Part IV – The Next Stage

Some economic units have the potential to adapt successfully to the new realities. Here are the regions that currently have some of the ingredients to attain the level of a prosperous region-state:

Hainan Island, China. The People’s Republic of China has shown the world how region-states can prosper. The province of Hainan Island, with 8 million people, is far away from the capital’s interference and has an outward-looking government. It has established air routes to Southeast Asia and to Europe. Still, it has not taken off as quickly as other burgeoning Chinese regions.

Petropavlosk-Kamchatsily, Russia. The climate of this remote region is really no more severe than that of Kalamazoo, Mich. It would be a wonderful location for e-professionals of all kinds who don’t mind the isolation, given that technology enables many more people to work from anywhere in the world.

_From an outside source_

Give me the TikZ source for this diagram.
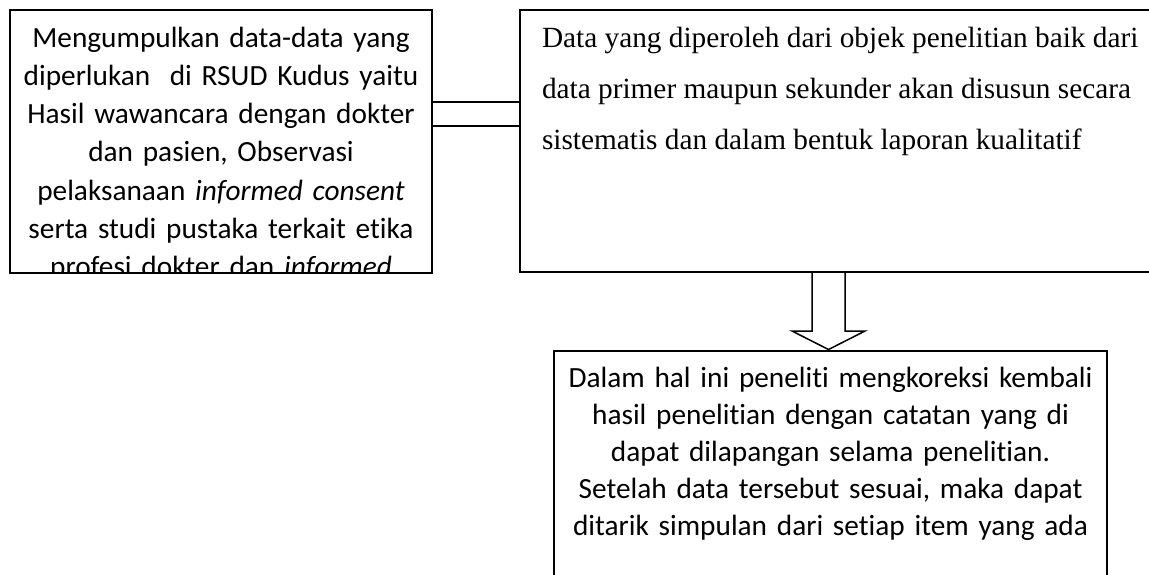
\documentclass[tikz,border=0pt]{standalone}
\usepackage{fontspec}
\newfontfamily\calfont{Carlito}[Ligatures=NoCommon]
\newfontfamily\tnrfont{Liberation Serif}
\begin{document}
\begin{tikzpicture}[x=1pt,y=-1pt,
  frame/.style={draw=black, line width=1.5pt, inner sep=0pt, outer sep=0pt},
  caltext/.style={inner sep=0pt, outer sep=0pt, align=center, font=\calfont\fontsize{29.3}{38.2}\selectfont},
  caltextb/.style={inner sep=0pt, outer sep=0pt, align=center, font=\calfont\fontsize{29.3}{37}\selectfont},
  tnrtext/.style={inner sep=0pt, outer sep=0pt, align=left, font=\tnrfont\fontsize{29.3}{51.2}\selectfont},
  link/.style={draw=black, line width=1.5pt}]
\clip (0,0) rectangle (1149,574);
\fill[white] (0,0) rectangle (1149,574);
% boxes
\node[frame, minimum width=422pt, minimum height=263pt] (box1) at (221,141.5) {};
\node[frame, minimum width=640pt, minimum height=262pt] (box2) at (840,141) {};
\node[frame, minimum width=553pt, minimum height=239pt] (box3) at (830.5,470.5) {};
% texts
\begin{scope}
\clip (box1.north west) rectangle (box1.south east);
\node[caltext, text width=422pt, anchor=north] (t1) at (221,20.6) {\strut Mengumpulkan data-data yang\\
diperlukan\ \ di RSUD Kudus yaitu\\
Hasil wawancara dengan dokter\\
dan pasien, Observasi\\
pelaksanaan \textit{informed consent}\\
serta studi pustaka terkait etika\\
profesi dokter dan \textit{informed}};
\end{scope}
\node[tnrtext, anchor=north west] (t2) at (542,11.2) {\strut Data yang diperoleh dari objek penelitian baik dari\\
data primer maupun sekunder akan disusun secara\\
sistematis dan dalam bentuk laporan kualitatif};
\node[caltextb, text width=553pt, anchor=north] (t3) at (830.5,361.1) {\strut Dalam hal ini peneliti mengkoreksi kembali\\
hasil penelitian dengan catatan yang di\\
dapat dilapangan selama penelitian.\\
Setelah data tersebut sesuai, maka dapat\\
ditarik simpulan dari setiap item yang ada};
% connector between box1 and box2
\coordinate (ua) at (0,102);
\coordinate (ub) at (0,126);
\draw[link] (box1.east |- ua) -- (box2.west |- ua);
\draw[link] (box1.east |- ub) -- (box2.west |- ub);
% block arrow from box2 to box3
\coordinate (tip) at (828.5,349.5);
\draw[link, line join=miter] (tip |- box2.south) ++(-16.5,0) -- ++(0,59) -- ++(-20,0) -- (tip) -- ++(36.5,-18.5) -- ++(-20,0) -- ++(0,-59);
\end{tikzpicture}
\end{document}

Vancouver and British Columbia. British Columbia is geographically the closest Canadian province to Asia, so the Vancouver area is increasingly attractive to Asian tourism and business. It is also a geographical and commercial extension of Northwest Washington State. On its doorstep are the homes of Microsoft, Starbucks and Amazon. Despite high taxes and onerous regulations, there is a new desire on the part of the provincial government to open up to the rest of the world.

Regions With Potential

Other regions with similar potential include Estonia, the Baltic Corner, Ho Chi Minh City in Vietnam, Khabarovsk, Maritime (Primorye) Province and Sakhalin Island in Russia, São Paulo in Brazil, and Kyushu in Japan. From the investor’s point of view, the list of attractive regions is getting longer.

According to Ohmae, this is the new global economy, the coming shape of the geopolitical maps of the future, the key levers corporations can pull, and the dynamic business domains we can tap. Now it is our turn to climb up onto the global stage and perform.